_Prompt_
Can you write out the whole listing exactly?

_Supplied information_
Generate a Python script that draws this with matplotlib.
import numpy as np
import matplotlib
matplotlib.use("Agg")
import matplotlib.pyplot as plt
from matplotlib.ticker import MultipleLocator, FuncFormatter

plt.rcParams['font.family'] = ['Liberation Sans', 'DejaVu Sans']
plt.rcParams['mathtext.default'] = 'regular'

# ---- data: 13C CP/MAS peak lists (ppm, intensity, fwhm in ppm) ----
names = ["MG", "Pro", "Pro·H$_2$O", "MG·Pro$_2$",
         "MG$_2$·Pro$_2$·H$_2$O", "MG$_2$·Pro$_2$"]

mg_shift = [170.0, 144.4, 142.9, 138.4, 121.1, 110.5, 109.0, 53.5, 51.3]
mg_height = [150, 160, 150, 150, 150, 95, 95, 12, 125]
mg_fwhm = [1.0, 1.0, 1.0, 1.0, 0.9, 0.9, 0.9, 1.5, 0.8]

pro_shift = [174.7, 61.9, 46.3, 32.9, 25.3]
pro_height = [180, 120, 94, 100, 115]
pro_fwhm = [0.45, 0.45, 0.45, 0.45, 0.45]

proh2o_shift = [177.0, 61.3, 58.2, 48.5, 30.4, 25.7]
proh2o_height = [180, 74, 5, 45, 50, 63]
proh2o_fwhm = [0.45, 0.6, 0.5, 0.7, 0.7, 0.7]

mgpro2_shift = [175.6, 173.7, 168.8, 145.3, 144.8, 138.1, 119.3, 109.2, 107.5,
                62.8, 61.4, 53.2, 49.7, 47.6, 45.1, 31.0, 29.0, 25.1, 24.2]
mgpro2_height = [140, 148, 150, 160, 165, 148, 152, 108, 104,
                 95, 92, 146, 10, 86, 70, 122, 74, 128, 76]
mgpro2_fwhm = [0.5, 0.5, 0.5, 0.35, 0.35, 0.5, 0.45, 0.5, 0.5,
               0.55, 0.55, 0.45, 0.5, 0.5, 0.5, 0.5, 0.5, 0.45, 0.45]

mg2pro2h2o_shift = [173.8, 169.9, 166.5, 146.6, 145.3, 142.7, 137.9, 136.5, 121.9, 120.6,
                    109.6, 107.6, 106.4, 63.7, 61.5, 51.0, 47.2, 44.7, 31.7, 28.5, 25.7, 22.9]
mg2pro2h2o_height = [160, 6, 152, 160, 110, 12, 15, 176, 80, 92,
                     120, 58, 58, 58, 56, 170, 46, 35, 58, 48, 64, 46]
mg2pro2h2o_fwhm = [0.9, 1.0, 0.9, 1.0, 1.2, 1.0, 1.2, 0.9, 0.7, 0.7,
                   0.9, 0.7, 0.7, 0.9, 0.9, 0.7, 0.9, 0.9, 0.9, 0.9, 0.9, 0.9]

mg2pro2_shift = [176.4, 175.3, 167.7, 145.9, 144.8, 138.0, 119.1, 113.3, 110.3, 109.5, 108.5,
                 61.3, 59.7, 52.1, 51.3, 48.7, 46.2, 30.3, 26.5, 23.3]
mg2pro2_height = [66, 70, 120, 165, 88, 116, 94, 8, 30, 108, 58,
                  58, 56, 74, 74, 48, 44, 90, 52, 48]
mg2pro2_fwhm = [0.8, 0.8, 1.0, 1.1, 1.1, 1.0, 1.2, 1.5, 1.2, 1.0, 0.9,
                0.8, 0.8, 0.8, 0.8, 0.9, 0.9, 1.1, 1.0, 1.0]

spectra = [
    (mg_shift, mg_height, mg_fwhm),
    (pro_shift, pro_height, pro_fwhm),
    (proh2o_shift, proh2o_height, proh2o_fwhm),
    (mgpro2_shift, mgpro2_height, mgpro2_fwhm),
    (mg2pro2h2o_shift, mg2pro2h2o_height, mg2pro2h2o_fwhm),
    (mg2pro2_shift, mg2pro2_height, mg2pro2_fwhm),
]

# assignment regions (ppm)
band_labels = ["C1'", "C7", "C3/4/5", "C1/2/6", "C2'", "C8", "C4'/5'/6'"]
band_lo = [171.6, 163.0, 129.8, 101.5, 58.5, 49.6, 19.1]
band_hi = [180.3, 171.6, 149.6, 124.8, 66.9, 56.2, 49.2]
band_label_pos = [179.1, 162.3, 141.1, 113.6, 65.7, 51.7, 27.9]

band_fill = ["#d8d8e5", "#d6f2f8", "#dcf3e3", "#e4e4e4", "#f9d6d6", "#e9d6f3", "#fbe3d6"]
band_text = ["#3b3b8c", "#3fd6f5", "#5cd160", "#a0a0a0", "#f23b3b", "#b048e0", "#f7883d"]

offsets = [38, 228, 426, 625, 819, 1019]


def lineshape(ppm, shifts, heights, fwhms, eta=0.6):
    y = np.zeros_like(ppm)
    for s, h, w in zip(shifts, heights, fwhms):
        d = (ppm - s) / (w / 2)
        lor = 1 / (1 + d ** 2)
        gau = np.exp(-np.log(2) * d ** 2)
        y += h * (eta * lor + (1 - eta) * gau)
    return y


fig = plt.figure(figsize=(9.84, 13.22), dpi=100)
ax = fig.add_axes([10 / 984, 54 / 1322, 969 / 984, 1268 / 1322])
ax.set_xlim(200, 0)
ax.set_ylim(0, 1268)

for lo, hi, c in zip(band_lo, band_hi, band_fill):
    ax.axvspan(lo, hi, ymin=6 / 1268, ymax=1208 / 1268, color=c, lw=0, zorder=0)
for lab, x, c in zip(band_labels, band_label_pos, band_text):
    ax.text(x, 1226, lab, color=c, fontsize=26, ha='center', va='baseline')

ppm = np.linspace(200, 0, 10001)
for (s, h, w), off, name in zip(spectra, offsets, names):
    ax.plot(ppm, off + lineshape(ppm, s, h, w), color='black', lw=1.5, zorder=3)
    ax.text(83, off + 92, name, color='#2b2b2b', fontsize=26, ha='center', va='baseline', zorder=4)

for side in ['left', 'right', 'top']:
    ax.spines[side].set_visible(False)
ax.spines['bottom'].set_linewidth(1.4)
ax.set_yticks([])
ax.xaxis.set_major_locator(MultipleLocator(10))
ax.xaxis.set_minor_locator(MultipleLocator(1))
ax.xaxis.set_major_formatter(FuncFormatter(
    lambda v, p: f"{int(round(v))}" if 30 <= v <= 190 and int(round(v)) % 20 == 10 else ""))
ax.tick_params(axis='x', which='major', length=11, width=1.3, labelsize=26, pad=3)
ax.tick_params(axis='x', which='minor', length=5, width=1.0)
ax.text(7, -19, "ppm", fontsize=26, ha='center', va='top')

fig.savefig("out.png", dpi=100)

_Full solution_
Generate a Python script that draws this with matplotlib.
import numpy as np
import matplotlib
matplotlib.use("Agg")
import matplotlib.pyplot as plt
from matplotlib.ticker import MultipleLocator, FuncFormatter

plt.rcParams['font.family'] = ['Liberation Sans', 'DejaVu Sans']
plt.rcParams['mathtext.default'] = 'regular'

# ---- data: 13C CP/MAS peak lists (ppm, intensity, fwhm in ppm) ----
names = ["MG", "Pro", "Pro·H$_2$O", "MG·Pro$_2$",
         "MG$_2$·Pro$_2$·H$_2$O", "MG$_2$·Pro$_2$"]

mg_shift = [170.0, 144.4, 142.9, 138.4, 121.1, 110.5, 109.0, 53.5, 51.3]
mg_height = [150, 160, 150, 150, 150, 95, 95, 12, 125]
mg_fwhm = [1.0, 1.0, 1.0, 1.0, 0.9, 0.9, 0.9, 1.5, 0.8]

pro_shift = [174.7, 61.9, 46.3, 32.9, 25.3]
pro_height = [180, 120, 94, 100, 115]
pro_fwhm = [0.45, 0.45, 0.45, 0.45, 0.45]

proh2o_shift = [177.0, 61.3, 58.2, 48.5, 30.4, 25.7]
proh2o_height = [180, 74, 5, 45, 50, 63]
proh2o_fwhm = [0.45, 0.6, 0.5, 0.7, 0.7, 0.7]

mgpro2_shift = [175.6, 173.7, 168.8, 145.3, 144.8, 138.1, 119.3, 109.2, 107.5,
                62.8, 61.4, 53.2, 49.7, 47.6, 45.1, 31.0, 29.0, 25.1, 24.2]
mgpro2_height = [140, 148, 150, 160, 165, 148, 152, 108, 104,
                 95, 92, 146, 10, 86, 70, 122, 74, 128, 76]
mgpro2_fwhm = [0.5, 0.5, 0.5, 0.35, 0.35, 0.5, 0.45, 0.5, 0.5,
               0.55, 0.55, 0.45, 0.5, 0.5, 0.5, 0.5, 0.5, 0.45, 0.45]

mg2pro2h2o_shift = [173.8, 169.9, 166.5, 146.6, 145.3, 142.7, 137.9, 136.5, 121.9, 120.6,
                    109.6, 107.6, 106.4, 63.7, 61.5, 51.0, 47.2, 44.7, 31.7, 28.5, 25.7, 22.9]
mg2pro2h2o_height = [160, 6, 152, 160, 110, 12, 15, 176, 80, 92,
                     120, 58, 58, 58, 56, 170, 46, 35, 58, 48, 64, 46]
mg2pro2h2o_fwhm = [0.9, 1.0, 0.9, 1.0, 1.2, 1.0, 1.2, 0.9, 0.7, 0.7,
                   0.9, 0.7, 0.7, 0.9, 0.9, 0.7, 0.9, 0.9, 0.9, 0.9, 0.9, 0.9]

mg2pro2_shift = [176.4, 175.3, 167.7, 145.9, 144.8, 138.0, 119.1, 113.3, 110.3, 109.5, 108.5,
                 61.3, 59.7, 52.1, 51.3, 48.7, 46.2, 30.3, 26.5, 23.3]
mg2pro2_height = [66, 70, 120, 165, 88, 116, 94, 8, 30, 108, 58,
                  58, 56, 74, 74, 48, 44, 90, 52, 48]
mg2pro2_fwhm = [0.8, 0.8, 1.0, 1.1, 1.1, 1.0, 1.2, 1.5, 1.2, 1.0, 0.9,
                0.8, 0.8, 0.8, 0.8, 0.9, 0.9, 1.1, 1.0, 1.0]

spectra = [
    (mg_shift, mg_height, mg_fwhm),
    (pro_shift, pro_height, pro_fwhm),
    (proh2o_shift, proh2o_height, proh2o_fwhm),
    (mgpro2_shift, mgpro2_height, mgpro2_fwhm),
    (mg2pro2h2o_shift, mg2pro2h2o_height, mg2pro2h2o_fwhm),
    (mg2pro2_shift, mg2pro2_height, mg2pro2_fwhm),
]

# assignment regions (ppm)
band_labels = ["C1'", "C7", "C3/4/5", "C1/2/6", "C2'", "C8", "C4'/5'/6'"]
band_lo = [171.6, 163.0, 129.8, 101.5, 58.5, 49.6, 19.1]
band_hi = [180.3, 171.6, 149.6, 124.8, 66.9, 56.2, 49.2]
band_label_pos = [179.1, 162.3, 141.1, 113.6, 65.7, 51.7, 27.9]

band_fill = ["#d8d8e5", "#d6f2f8", "#dcf3e3", "#e4e4e4", "#f9d6d6", "#e9d6f3", "#fbe3d6"]
band_text = ["#3b3b8c", "#3fd6f5", "#5cd160", "#a0a0a0", "#f23b3b", "#b048e0", "#f7883d"]

offsets = [38, 228, 426, 625, 819, 1019]


def lineshape(ppm, shifts, heights, fwhms, eta=0.6):
    y = np.zeros_like(ppm)
    for s, h, w in zip(shifts, heights, fwhms):
        d = (ppm - s) / (w / 2)
        lor = 1 / (1 + d ** 2)
        gau = np.exp(-np.log(2) * d ** 2)
        y += h * (eta * lor + (1 - eta) * gau)
    return y


fig = plt.figure(figsize=(9.84, 13.22), dpi=100)
ax = fig.add_axes([10 / 984, 54 / 1322, 969 / 984, 1268 / 1322])
ax.set_xlim(200, 0)
ax.set_ylim(0, 1268)

for lo, hi, c in zip(band_lo, band_hi, band_fill):
    ax.axvspan(lo, hi, ymin=6 / 1268, ymax=1208 / 1268, color=c, lw=0, zorder=0)
for lab, x, c in zip(band_labels, band_label_pos, band_text):
    ax.text(x, 1226, lab, color=c, fontsize=26, ha='center', va='baseline')

ppm = np.linspace(200, 0, 10001)
for (s, h, w), off, name in zip(spectra, offsets, names):
    ax.plot(ppm, off + lineshape(ppm, s, h, w), color='black', lw=1.5, zorder=3)
    ax.text(83, off + 92, name, color='#2b2b2b', fontsize=26, ha='center', va='baseline', zorder=4)

for side in ['left', 'right', 'top']:
    ax.spines[side].set_visible(False)
ax.spines['bottom'].set_linewidth(1.4)
ax.set_yticks([])
ax.xaxis.set_major_locator(MultipleLocator(10))
ax.xaxis.set_minor_locator(MultipleLocator(1))
ax.xaxis.set_major_formatter(FuncFormatter(
    lambda v, p: f"{int(round(v))}" if 30 <= v <= 190 and int(round(v)) % 20 == 10 else ""))
ax.tick_params(axis='x', which='major', length=11, width=1.3, labelsize=26, pad=3)
ax.tick_params(axis='x', which='minor', length=5, width=1.0)
ax.text(7, -19, "ppm", fontsize=26, ha='center', va='top')

fig.savefig("out.png", dpi=100)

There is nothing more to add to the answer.